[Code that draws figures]
★ ★ ★
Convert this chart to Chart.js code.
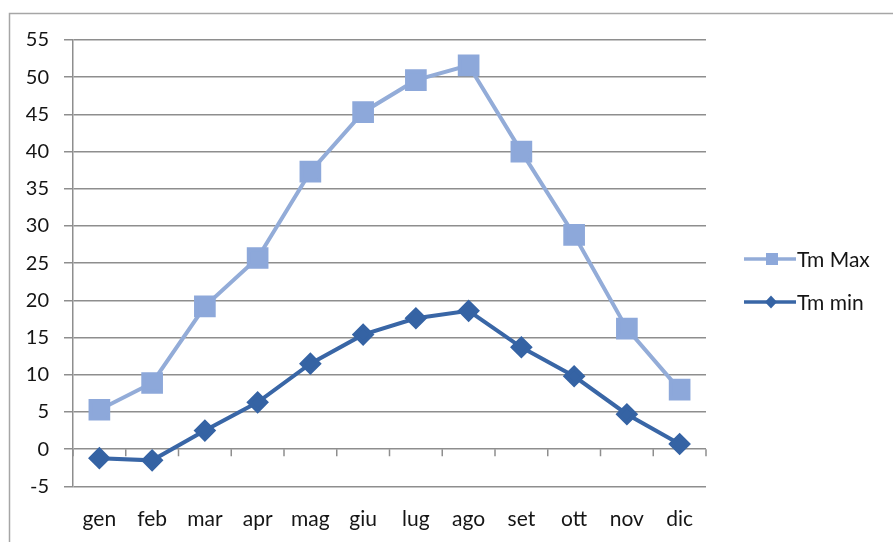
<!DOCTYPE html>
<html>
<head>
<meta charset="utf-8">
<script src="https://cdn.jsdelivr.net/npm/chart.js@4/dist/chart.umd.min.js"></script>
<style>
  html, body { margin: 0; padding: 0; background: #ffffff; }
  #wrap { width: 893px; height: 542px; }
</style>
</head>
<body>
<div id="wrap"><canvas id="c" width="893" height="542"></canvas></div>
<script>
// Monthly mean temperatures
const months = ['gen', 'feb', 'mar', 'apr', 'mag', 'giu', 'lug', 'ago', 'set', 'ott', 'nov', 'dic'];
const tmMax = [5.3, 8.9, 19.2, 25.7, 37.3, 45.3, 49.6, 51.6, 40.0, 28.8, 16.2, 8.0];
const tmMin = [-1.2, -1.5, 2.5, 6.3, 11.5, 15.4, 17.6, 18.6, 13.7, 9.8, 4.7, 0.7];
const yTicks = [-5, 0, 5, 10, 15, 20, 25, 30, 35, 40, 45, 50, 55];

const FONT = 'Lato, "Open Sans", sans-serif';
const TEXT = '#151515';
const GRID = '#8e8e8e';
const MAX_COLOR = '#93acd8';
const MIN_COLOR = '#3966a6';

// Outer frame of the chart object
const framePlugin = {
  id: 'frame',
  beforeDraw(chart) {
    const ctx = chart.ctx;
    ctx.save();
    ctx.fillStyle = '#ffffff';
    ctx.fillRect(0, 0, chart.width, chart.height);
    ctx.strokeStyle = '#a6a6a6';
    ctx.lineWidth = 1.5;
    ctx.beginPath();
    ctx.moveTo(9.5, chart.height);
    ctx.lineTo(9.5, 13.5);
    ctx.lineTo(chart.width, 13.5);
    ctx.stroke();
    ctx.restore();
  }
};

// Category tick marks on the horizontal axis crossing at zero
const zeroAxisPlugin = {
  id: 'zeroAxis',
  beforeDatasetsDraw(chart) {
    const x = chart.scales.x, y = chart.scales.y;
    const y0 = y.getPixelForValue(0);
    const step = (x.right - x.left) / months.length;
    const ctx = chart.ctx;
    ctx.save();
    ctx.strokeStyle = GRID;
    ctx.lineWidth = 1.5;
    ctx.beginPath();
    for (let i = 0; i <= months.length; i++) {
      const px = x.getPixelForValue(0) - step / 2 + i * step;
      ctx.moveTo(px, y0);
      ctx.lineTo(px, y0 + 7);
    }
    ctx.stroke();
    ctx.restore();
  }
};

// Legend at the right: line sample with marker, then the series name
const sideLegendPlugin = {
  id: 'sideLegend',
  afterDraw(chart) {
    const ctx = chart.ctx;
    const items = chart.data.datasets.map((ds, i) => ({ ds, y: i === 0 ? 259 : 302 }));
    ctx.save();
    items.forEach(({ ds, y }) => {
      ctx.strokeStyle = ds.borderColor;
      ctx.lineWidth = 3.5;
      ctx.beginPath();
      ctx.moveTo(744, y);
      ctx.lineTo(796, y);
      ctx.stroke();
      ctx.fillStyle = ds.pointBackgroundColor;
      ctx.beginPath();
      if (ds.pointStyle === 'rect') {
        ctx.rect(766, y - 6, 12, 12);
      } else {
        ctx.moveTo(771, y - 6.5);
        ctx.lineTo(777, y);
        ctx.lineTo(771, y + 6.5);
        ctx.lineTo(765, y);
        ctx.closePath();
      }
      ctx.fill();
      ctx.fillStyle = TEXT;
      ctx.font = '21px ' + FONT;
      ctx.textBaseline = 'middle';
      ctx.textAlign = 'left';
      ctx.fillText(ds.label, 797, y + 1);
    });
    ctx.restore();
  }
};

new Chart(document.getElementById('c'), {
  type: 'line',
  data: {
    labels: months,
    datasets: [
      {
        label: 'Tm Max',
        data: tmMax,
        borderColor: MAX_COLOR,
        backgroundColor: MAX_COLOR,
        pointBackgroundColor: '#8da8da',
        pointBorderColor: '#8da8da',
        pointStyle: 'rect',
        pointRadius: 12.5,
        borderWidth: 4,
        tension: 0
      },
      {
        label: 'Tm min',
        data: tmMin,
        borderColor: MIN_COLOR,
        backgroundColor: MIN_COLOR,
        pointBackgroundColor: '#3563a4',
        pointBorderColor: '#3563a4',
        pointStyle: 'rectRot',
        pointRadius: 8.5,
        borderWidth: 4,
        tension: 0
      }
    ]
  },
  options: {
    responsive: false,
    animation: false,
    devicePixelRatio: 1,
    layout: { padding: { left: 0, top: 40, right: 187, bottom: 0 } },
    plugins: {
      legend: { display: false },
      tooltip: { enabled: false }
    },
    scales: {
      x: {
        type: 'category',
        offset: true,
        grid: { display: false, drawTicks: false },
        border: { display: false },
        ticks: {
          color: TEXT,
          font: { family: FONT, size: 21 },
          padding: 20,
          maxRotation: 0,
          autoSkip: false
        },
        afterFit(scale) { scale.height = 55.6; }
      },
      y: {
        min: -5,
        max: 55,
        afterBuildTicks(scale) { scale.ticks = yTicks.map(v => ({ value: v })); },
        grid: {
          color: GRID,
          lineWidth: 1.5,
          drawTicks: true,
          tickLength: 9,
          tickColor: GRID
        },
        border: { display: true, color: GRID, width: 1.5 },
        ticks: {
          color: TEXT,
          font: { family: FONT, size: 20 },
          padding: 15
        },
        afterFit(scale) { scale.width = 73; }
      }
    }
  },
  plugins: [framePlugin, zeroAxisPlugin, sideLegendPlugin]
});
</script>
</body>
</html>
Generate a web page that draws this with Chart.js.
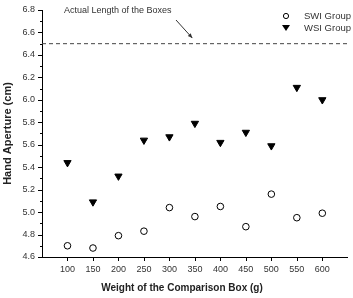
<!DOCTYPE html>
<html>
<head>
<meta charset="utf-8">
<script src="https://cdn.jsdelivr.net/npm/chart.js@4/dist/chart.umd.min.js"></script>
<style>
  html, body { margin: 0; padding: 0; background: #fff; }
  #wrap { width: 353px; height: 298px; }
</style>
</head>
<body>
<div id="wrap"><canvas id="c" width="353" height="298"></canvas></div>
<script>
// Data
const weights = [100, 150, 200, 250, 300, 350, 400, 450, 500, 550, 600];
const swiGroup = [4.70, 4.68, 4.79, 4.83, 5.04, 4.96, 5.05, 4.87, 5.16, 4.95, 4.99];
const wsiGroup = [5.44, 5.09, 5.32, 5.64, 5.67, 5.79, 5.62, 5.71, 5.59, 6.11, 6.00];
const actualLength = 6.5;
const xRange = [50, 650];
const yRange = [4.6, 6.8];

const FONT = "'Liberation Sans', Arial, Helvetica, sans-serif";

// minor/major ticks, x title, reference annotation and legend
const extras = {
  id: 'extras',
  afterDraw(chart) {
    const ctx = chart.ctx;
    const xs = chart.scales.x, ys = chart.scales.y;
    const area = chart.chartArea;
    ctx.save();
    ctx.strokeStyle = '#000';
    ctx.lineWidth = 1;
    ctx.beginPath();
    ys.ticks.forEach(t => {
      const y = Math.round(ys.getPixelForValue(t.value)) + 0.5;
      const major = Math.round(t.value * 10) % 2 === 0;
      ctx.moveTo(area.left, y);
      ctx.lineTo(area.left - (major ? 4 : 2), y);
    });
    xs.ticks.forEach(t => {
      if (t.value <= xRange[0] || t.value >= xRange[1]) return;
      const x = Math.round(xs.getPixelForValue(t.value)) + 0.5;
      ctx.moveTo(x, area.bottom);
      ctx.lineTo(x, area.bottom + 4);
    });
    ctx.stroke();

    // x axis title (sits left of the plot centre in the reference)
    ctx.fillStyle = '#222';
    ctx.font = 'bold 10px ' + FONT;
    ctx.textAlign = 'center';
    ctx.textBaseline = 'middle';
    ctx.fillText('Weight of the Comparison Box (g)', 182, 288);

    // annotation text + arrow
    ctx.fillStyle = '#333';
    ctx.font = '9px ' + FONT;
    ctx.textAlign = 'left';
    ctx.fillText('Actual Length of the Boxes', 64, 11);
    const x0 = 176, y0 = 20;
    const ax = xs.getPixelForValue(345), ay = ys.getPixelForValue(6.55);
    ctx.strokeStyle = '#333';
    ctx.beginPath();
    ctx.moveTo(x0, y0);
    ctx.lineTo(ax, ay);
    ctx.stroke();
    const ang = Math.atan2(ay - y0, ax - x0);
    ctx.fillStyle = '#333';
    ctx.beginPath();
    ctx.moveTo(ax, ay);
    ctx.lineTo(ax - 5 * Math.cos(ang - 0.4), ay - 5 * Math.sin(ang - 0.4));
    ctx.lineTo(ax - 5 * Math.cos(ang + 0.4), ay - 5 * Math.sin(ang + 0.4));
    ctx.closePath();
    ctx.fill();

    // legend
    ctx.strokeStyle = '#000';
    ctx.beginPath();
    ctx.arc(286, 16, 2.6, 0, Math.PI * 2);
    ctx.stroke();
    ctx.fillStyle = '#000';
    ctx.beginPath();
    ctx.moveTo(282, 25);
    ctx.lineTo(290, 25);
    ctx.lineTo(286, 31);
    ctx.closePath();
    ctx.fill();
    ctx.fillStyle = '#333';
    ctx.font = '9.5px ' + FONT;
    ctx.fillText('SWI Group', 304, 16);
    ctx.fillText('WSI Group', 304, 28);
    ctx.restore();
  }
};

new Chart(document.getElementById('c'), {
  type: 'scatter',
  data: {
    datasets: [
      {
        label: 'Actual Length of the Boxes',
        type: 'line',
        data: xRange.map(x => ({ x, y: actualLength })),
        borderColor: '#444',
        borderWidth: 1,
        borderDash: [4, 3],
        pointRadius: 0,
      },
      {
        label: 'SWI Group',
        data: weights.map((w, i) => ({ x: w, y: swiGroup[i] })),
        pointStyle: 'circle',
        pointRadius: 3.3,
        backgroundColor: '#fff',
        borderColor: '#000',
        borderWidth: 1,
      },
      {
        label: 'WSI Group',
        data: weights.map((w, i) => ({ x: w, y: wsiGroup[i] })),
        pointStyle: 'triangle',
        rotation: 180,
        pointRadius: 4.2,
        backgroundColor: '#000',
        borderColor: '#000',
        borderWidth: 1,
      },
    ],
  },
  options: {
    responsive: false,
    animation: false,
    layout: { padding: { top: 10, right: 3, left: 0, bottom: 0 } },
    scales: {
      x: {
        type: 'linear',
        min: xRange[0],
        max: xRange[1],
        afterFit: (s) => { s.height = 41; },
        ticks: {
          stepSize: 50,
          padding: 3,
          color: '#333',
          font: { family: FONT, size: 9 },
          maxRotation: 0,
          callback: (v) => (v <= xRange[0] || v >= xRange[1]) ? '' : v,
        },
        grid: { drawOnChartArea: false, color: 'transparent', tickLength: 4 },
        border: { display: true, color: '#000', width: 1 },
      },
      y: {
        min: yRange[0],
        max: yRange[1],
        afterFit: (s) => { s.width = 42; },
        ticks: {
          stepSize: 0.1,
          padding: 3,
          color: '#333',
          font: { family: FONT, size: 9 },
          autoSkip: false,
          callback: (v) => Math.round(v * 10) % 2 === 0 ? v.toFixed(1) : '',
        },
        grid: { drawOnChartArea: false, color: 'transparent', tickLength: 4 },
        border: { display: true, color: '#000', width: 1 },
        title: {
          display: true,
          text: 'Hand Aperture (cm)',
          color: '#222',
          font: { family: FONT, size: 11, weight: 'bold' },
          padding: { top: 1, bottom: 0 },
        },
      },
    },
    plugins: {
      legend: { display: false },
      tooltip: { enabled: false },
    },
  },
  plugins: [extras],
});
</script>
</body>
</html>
★ ★ ★
→ Objective:
Your task is to collect every line above that contains the word "with".

→ Solution:
// Legend at the right: line sample with marker, then the series name
Generate a web page that draws this with Chart.js.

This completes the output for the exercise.